Leave out any pictures and transcribe all other data below exactly.

:: Stored data ::

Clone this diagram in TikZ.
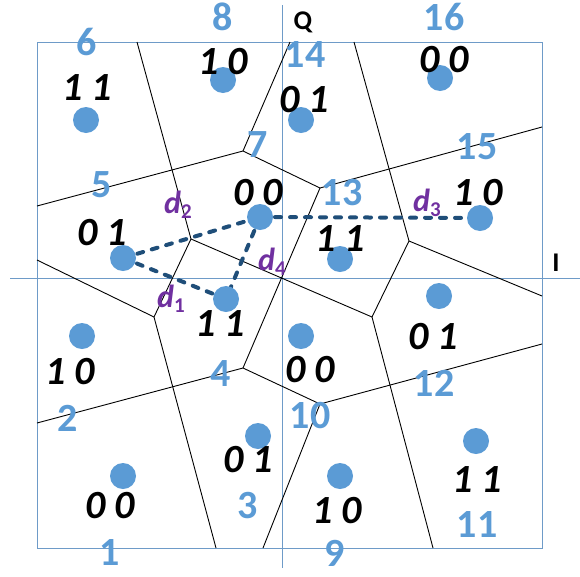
\documentclass[tikz,border=0pt]{standalone}
\usepackage{fontspec}
\setmainfont{Carlito}
\definecolor{dotblue}{RGB}{91,155,213}
\definecolor{numblue}{RGB}{91,155,213}
\definecolor{frameblue}{RGB}{110,155,200}
\definecolor{dashblue}{RGB}{31,78,121}
\definecolor{dpurple}{RGB}{112,48,160}
\tikzset{
  dot/.style={circle,fill=dotblue,inner sep=0pt,minimum size=26pt},
  bits/.style={inner sep=0pt,font=\fontsize{40}{40}\selectfont\bfseries\itshape},
  num/.style={inner sep=0pt,text=numblue,font=\fontsize{40}{40}\selectfont\bfseries},
  axlab/.style={inner sep=0pt,font=\fontsize{27}{27}\selectfont\bfseries},
  dlab/.style={inner sep=0pt,text=dpurple,font=\fontsize{32}{32}\selectfont\bfseries\itshape},
  vor/.style={draw=black,line width=0.9pt},
  frm/.style={draw=frameblue,line width=1pt},
  dist/.style={draw=dashblue,line width=4pt,line cap=round,dash pattern=on 6pt off 9pt}
}
\newcommand{\dsub}[2]{#1\raisebox{-5pt}{\fontsize{21}{21}\selectfont\upshape #2}}
\begin{document}
\begin{tikzpicture}[x=1pt,y=-1pt]
\useasboundingbox (0,0) rectangle (580,576);
% frame and axes
\node[frm,inner sep=0pt,minimum width=505pt,minimum height=506pt,anchor=north west] (frame) at (37,42) {};
\coordinate (qtop) at (282,5);
\coordinate (qbot) at (282,568);
\coordinate (ileft) at (10,278);
\coordinate (iright) at (580,278);
\draw[frm] (qtop) -- (qbot);
\draw[frm] (ileft) -- (iright);
\node[axlab] (Q) at (303,22) {Q};
\node[axlab] (I) at (556,263) {I};
% Voronoi vertices
\coordinate (V1) at (191,239);
\coordinate (V2) at (243,151);
\coordinate (V3) at (320,188);
\coordinate (V5) at (409,241);
\coordinate (V6) at (372,317);
\coordinate (V7) at (243,368);
\coordinate (V8) at (320,404);
\coordinate (V9) at (154,317);
\coordinate (T1) at (137,42);
\coordinate (T2) at (290,42);
\coordinate (T3) at (354,42);
\coordinate (L1) at (37,206);
\coordinate (L2) at (37,260);
\coordinate (L3) at (37,423);
\coordinate (R1) at (542,127);
\coordinate (R2) at (542,296);
\coordinate (R3) at (542,344);
\coordinate (B1) at (216,548);
\coordinate (B2) at (263,548);
\coordinate (B3) at (433,548);
\draw[vor] (T1) -- (V1);
\draw[vor] (L1) -- (V2);
\draw[vor] (V2) -- (T2);
\draw[vor] (V2) -- (V3);
\draw[vor] (V3) -- (R1);
\draw[vor] (T3) -- (V5);
\draw[vor] (V5) -- (R2);
\draw[vor] (V5) -- (V6);
\draw[vor] (V1) -- (V6);
\draw[vor] (V3) -- (V7);
\draw[vor] (V7) -- (L3);
\draw[vor] (V7) -- (V8);
\draw[vor] (V8) -- (R3);
\draw[vor] (V8) -- (B2);
\draw[vor] (V6) -- (B3);
\draw[vor] (V1) -- (V9);
\draw[vor] (V9) -- (L2);
\draw[vor] (V9) -- (B1);
% point centres
\coordinate (c6) at (86,120);
\coordinate (c8) at (223,80);
\coordinate (c14) at (301,120);
\coordinate (c16) at (440,78);
\coordinate (c7) at (260,217);
\coordinate (c5) at (123,258);
\coordinate (c13) at (340,259);
\coordinate (c15) at (480,218);
\coordinate (c4) at (226,299);
\coordinate (c2) at (82,336);
\coordinate (c1) at (123,476);
\coordinate (c3) at (258,436);
\coordinate (c10) at (301,336);
\coordinate (c12) at (439,296);
\coordinate (c11) at (476,441);
\coordinate (c9) at (340,476);
% distance lines
\draw[dist] (c5) -- (c7);
\draw[dist] (c5) -- (c4);
\draw[dist] (c7) -- (c4);
\draw[dist] (c7) -- (c15);
% dots
\foreach \n in {6,8,14,16,7,5,13,15,4,2,1,3,10,12,11,9}
  \node[dot] (p\n) at (c\n) {};
% bit labels
\node[bits] (b6) at (87,88) {1 1};
\node[bits] (b8) at (223,62) {1 0};
\node[bits] (b14) at (304,100) {0 1};
\node[bits] (b16) at (444,60) {0 0};
\node[bits] (b7) at (258,193) {0 0};
\node[bits] (b5) at (102,233) {0 1};
\node[bits] (b13) at (340,239) {1 1};
\node[bits] (b15) at (478,193) {1 0};
\node[bits] (b4) at (220,324) {1 1};
\node[bits] (b2) at (70,372) {1 0};
\node[bits] (b1) at (110,506) {0 0};
\node[bits] (b3) at (248,460) {0 1};
\node[bits] (b10) at (310,370) {0 0};
\node[bits] (b12) at (433,337) {0 1};
\node[bits] (b11) at (477,480) {1 1};
\node[bits] (b9) at (337,511) {1 0};
% region numbers
\node[num] (n1) at (110,552) {1};
\node[num] (n2) at (68,418) {2};
\node[num] (n3) at (248,506) {3};
\node[num] (n4) at (221,374) {4};
\node[num] (n5) at (102,185) {5};
\node[num] (n6) at (87,42) {6};
\node[num] (n7) at (258,145) {7};
\node[num] (n8) at (223,17) {8};
\node[num] (n9) at (335,553) {9};
\node[num] (n10) at (310,416) {10};
\node[num] (n11) at (477,525) {11};
\node[num] (n12) at (434,383) {12};
\node[num] (n13) at (342,193) {13};
\node[num] (n14) at (305,55) {14};
\node[num] (n15) at (477,147) {15};
\node[num] (n16) at (444,17) {16};
% distance labels
\node[dlab] (d1) at (171,299) {\dsub{d}{1}};
\node[dlab] (d2) at (178,205) {\dsub{d}{2}};
\node[dlab] (d3) at (427,203) {\dsub{d}{3}};
\node[dlab] (d4) at (272,262) {\dsub{d}{4}};
\end{tikzpicture}
\end{document}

:::

### Output below
Clone this diagram in TikZ.
\documentclass[tikz,border=0pt]{standalone}
\usepackage{fontspec}
\setmainfont{Carlito}
\definecolor{dotblue}{RGB}{91,155,213}
\definecolor{numblue}{RGB}{91,155,213}
\definecolor{frameblue}{RGB}{110,155,200}
\definecolor{dashblue}{RGB}{31,78,121}
\definecolor{dpurple}{RGB}{112,48,160}
\tikzset{
  dot/.style={circle,fill=dotblue,inner sep=0pt,minimum size=26pt},
  bits/.style={inner sep=0pt,font=\fontsize{40}{40}\selectfont\bfseries\itshape},
  num/.style={inner sep=0pt,text=numblue,font=\fontsize{40}{40}\selectfont\bfseries},
  axlab/.style={inner sep=0pt,font=\fontsize{27}{27}\selectfont\bfseries},
  dlab/.style={inner sep=0pt,text=dpurple,font=\fontsize{32}{32}\selectfont\bfseries\itshape},
  vor/.style={draw=black,line width=0.9pt},
  frm/.style={draw=frameblue,line width=1pt},
  dist/.style={draw=dashblue,line width=4pt,line cap=round,dash pattern=on 6pt off 9pt}
}
\newcommand{\dsub}[2]{#1\raisebox{-5pt}{\fontsize{21}{21}\selectfont\upshape #2}}
\begin{document}
\begin{tikzpicture}[x=1pt,y=-1pt]
\useasboundingbox (0,0) rectangle (580,576);
% frame and axes
\node[frm,inner sep=0pt,minimum width=505pt,minimum height=506pt,anchor=north west] (frame) at (37,42) {};
\coordinate (qtop) at (282,5);
\coordinate (qbot) at (282,568);
\coordinate (ileft) at (10,278);
\coordinate (iright) at (580,278);
\draw[frm] (qtop) -- (qbot);
\draw[frm] (ileft) -- (iright);
\node[axlab] (Q) at (303,22) {Q};
\node[axlab] (I) at (556,263) {I};
% Voronoi vertices
\coordinate (V1) at (191,239);
\coordinate (V2) at (243,151);
\coordinate (V3) at (320,188);
\coordinate (V5) at (409,241);
\coordinate (V6) at (372,317);
\coordinate (V7) at (243,368);
\coordinate (V8) at (320,404);
\coordinate (V9) at (154,317);
\coordinate (T1) at (137,42);
\coordinate (T2) at (290,42);
\coordinate (T3) at (354,42);
\coordinate (L1) at (37,206);
\coordinate (L2) at (37,260);
\coordinate (L3) at (37,423);
\coordinate (R1) at (542,127);
\coordinate (R2) at (542,296);
\coordinate (R3) at (542,344);
\coordinate (B1) at (216,548);
\coordinate (B2) at (263,548);
\coordinate (B3) at (433,548);
\draw[vor] (T1) -- (V1);
\draw[vor] (L1) -- (V2);
\draw[vor] (V2) -- (T2);
\draw[vor] (V2) -- (V3);
\draw[vor] (V3) -- (R1);
\draw[vor] (T3) -- (V5);
\draw[vor] (V5) -- (R2);
\draw[vor] (V5) -- (V6);
\draw[vor] (V1) -- (V6);
\draw[vor] (V3) -- (V7);
\draw[vor] (V7) -- (L3);
\draw[vor] (V7) -- (V8);
\draw[vor] (V8) -- (R3);
\draw[vor] (V8) -- (B2);
\draw[vor] (V6) -- (B3);
\draw[vor] (V1) -- (V9);
\draw[vor] (V9) -- (L2);
\draw[vor] (V9) -- (B1);
% point centres
\coordinate (c6) at (86,120);
\coordinate (c8) at (223,80);
\coordinate (c14) at (301,120);
\coordinate (c16) at (440,78);
\coordinate (c7) at (260,217);
\coordinate (c5) at (123,258);
\coordinate (c13) at (340,259);
\coordinate (c15) at (480,218);
\coordinate (c4) at (226,299);
\coordinate (c2) at (82,336);
\coordinate (c1) at (123,476);
\coordinate (c3) at (258,436);
\coordinate (c10) at (301,336);
\coordinate (c12) at (439,296);
\coordinate (c11) at (476,441);
\coordinate (c9) at (340,476);
% distance lines
\draw[dist] (c5) -- (c7);
\draw[dist] (c5) -- (c4);
\draw[dist] (c7) -- (c4);
\draw[dist] (c7) -- (c15);
% dots
\foreach \n in {6,8,14,16,7,5,13,15,4,2,1,3,10,12,11,9}
  \node[dot] (p\n) at (c\n) {};
% bit labels
\node[bits] (b6) at (87,88) {1 1};
\node[bits] (b8) at (223,62) {1 0};
\node[bits] (b14) at (304,100) {0 1};
\node[bits] (b16) at (444,60) {0 0};
\node[bits] (b7) at (258,193) {0 0};
\node[bits] (b5) at (102,233) {0 1};
\node[bits] (b13) at (340,239) {1 1};
\node[bits] (b15) at (478,193) {1 0};
\node[bits] (b4) at (220,324) {1 1};
\node[bits] (b2) at (70,372) {1 0};
\node[bits] (b1) at (110,506) {0 0};
\node[bits] (b3) at (248,460) {0 1};
\node[bits] (b10) at (310,370) {0 0};
\node[bits] (b12) at (433,337) {0 1};
\node[bits] (b11) at (477,480) {1 1};
\node[bits] (b9) at (337,511) {1 0};
% region numbers
\node[num] (n1) at (110,552) {1};
\node[num] (n2) at (68,418) {2};
\node[num] (n3) at (248,506) {3};
\node[num] (n4) at (221,374) {4};
\node[num] (n5) at (102,185) {5};
\node[num] (n6) at (87,42) {6};
\node[num] (n7) at (258,145) {7};
\node[num] (n8) at (223,17) {8};
\node[num] (n9) at (335,553) {9};
\node[num] (n10) at (310,416) {10};
\node[num] (n11) at (477,525) {11};
\node[num] (n12) at (434,383) {12};
\node[num] (n13) at (342,193) {13};
\node[num] (n14) at (305,55) {14};
\node[num] (n15) at (477,147) {15};
\node[num] (n16) at (444,17) {16};
% distance labels
\node[dlab] (d1) at (171,299) {\dsub{d}{1}};
\node[dlab] (d2) at (178,205) {\dsub{d}{2}};
\node[dlab] (d3) at (427,203) {\dsub{d}{3}};
\node[dlab] (d4) at (272,262) {\dsub{d}{4}};
\end{tikzpicture}
\end{document}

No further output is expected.